The following principles of employment of the GF in support of operations are compiled from FM 1-01, operational experience during OIF and OEF, and implications derived from this study.


a. GF organizations derive their operational utility from the performance of primary functions, but must also possess the inherent organizational versatility and agility to tailor capabilities to support unique operational requirements. GF capabilities are normally configured to meet primary missions, but can be reconfigured to meet and support operations.
b. GF organizations perform the same sort of missions in support of operating forces as they do in generating and sustaining Army capabilities, but under different conditions.
c. GF capabilities will often support and enable other U.S. non-DOD governmental activities; a significant example is assisting in building partner capacity.
d. GF organizations will deliberately adopt an expeditionary mindset and establish an inherent capability for rapid, timely support to operations, encompassing reachback, virtual presence, and exportable and deployable capabilities. GF organizations will design a tiered approach to generating these responsive capabilities.
e. The GF will employ capabilities in support of operating forces that are both standing (institutionalized by TDA) and ad hoc in nature; however, limiting the degree of reliance on the ad hoc formation of capabilities will improve timeliness, reduce internal disruption and risk to primary missions, and better enable anticipatory rather than reactive support.
f. If needed, a common regional framework will be adopted and applied to GF organizations as a means of improving adaptation to the operational environment.

g. Although the GF's primary missions determine its overall capacity, the requirements of the future OE place a premium on processes and measures that will enable the generation of a surge capacity for support to no-notice/short-notice contingency operations.

h. Under certain conditions, the operational Army will support GF tasks and missions. GF capabilities will not be applied to perform security functions and are normally not capable of independent (self-sustaining) operations.
i. ASCCs are the nexus where GF capabilities are incorporated into military planning and from where requirements for GF support emerge, but effective employment of GF capabilities further requires visibility of and planning for GF capabilities above and below the level of the ASCC.
j. GF capabilities must be balanced between the active Army and RC based upon deliberate metrics (such as responsiveness, scale, capacity, uniqueness, level of demand, cost, risk, and others).

k. Operational significance represents the foundational metric for judging the need for DOTMLPF change within the GF to support operations.


l. An overarching joint GF construct may emerge to better illuminate, rationalize, prioritize, monitor, and direct employment of GF capabilities to support joint operations.

Appendix C
Assumptions




C-1. Introduction


The following assumptions form an informed foundation, not a prediction, of the conditions that will affect the future employment of the GF in support of operations.
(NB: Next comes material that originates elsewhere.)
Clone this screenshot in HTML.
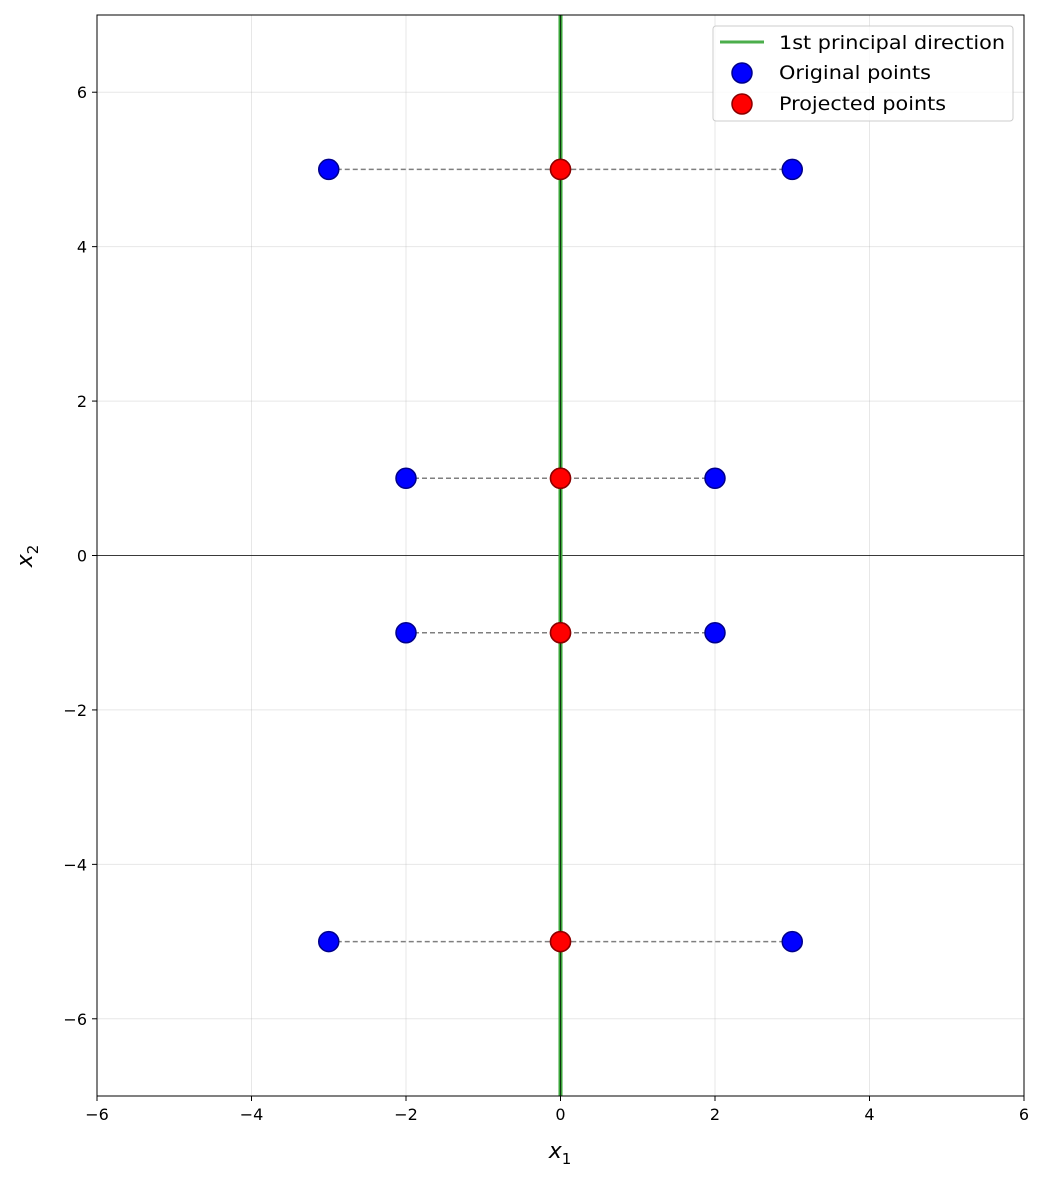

C-2. DOD and joint strategic level

a. Although an era of persistent conflict will characterize the next 10 to 20 years, the requirement to maintain a full spectrum, capable joint force will continue.

b. Operations will continue to be executed within a joint, interagency, intergovernmental, and multinational environment, but the ongoing failure of the U.S. government interagency to provide critical capabilities across the other elements of national power at a time and on a scale required for operational support will not be resolved.

c. U.S. forces will largely be CONUS-based, with some forward deployed and forward presence forces.
d. Current trends toward increasing joint and multinational integration, interoperability, and interdependence will continue.
e. BPC capability and capacity, and potentially nation-building, will comprise new joint and Army core competencies, with significant implications for change across the DOTMLPF domains.
f. Joint and Army capability for stability operations will rise to a level of significance for force planning and development equal to that of major combat operations.
g. The joint network envisioned in current developmental and conceptual documents as the backbone for network-enabled operations will exist and work as forecasted.
h. The DOD budget will follow a line of slow growth and not increase significantly.

C-3. Army Level

a. The Army will remain a hybrid force of light, medium, heavy, and special purpose forces that continues to be organized around the principle of full spectrum capability and readiness.


b. Modularization of combat, combat support, and sustainment units will be complete; the basic building block of the operational Army for tactical operations will be the BCT. However, the actual mix of forces and size of the Army may be subject to significant change due to any number of unforeseen factors.
c. Army end-strength will not increase beyond 600,000, will remain an all-volunteer force, and will retain its current share of total operating authority.
d. ARFORGEN will be fully implemented and the Army will continue with a cyclical readiness paradigm.

e. The operational tempo that has characterized Army deployments abroad since 2002 will not exceed its current rate and may fall as Army forces withdraw from Iraq and Afghanistan. Even relatively near-term trends can be difficult to predict, however. Possible emphasis on BPC in the future could keep demand high.

f. The blurring of the line between the GF and operating forces will continue, and may increase. HQDA will continue to categorize GF and operational Army assets in the Army global force pool with the evolution of force designs and assigned missions.
g. The trend of hybrid forces where operating force and GF units and HQs are interleaved will continue. The driver will remain the desire to establish integrated functional capabilities from national strategic to tactical levels.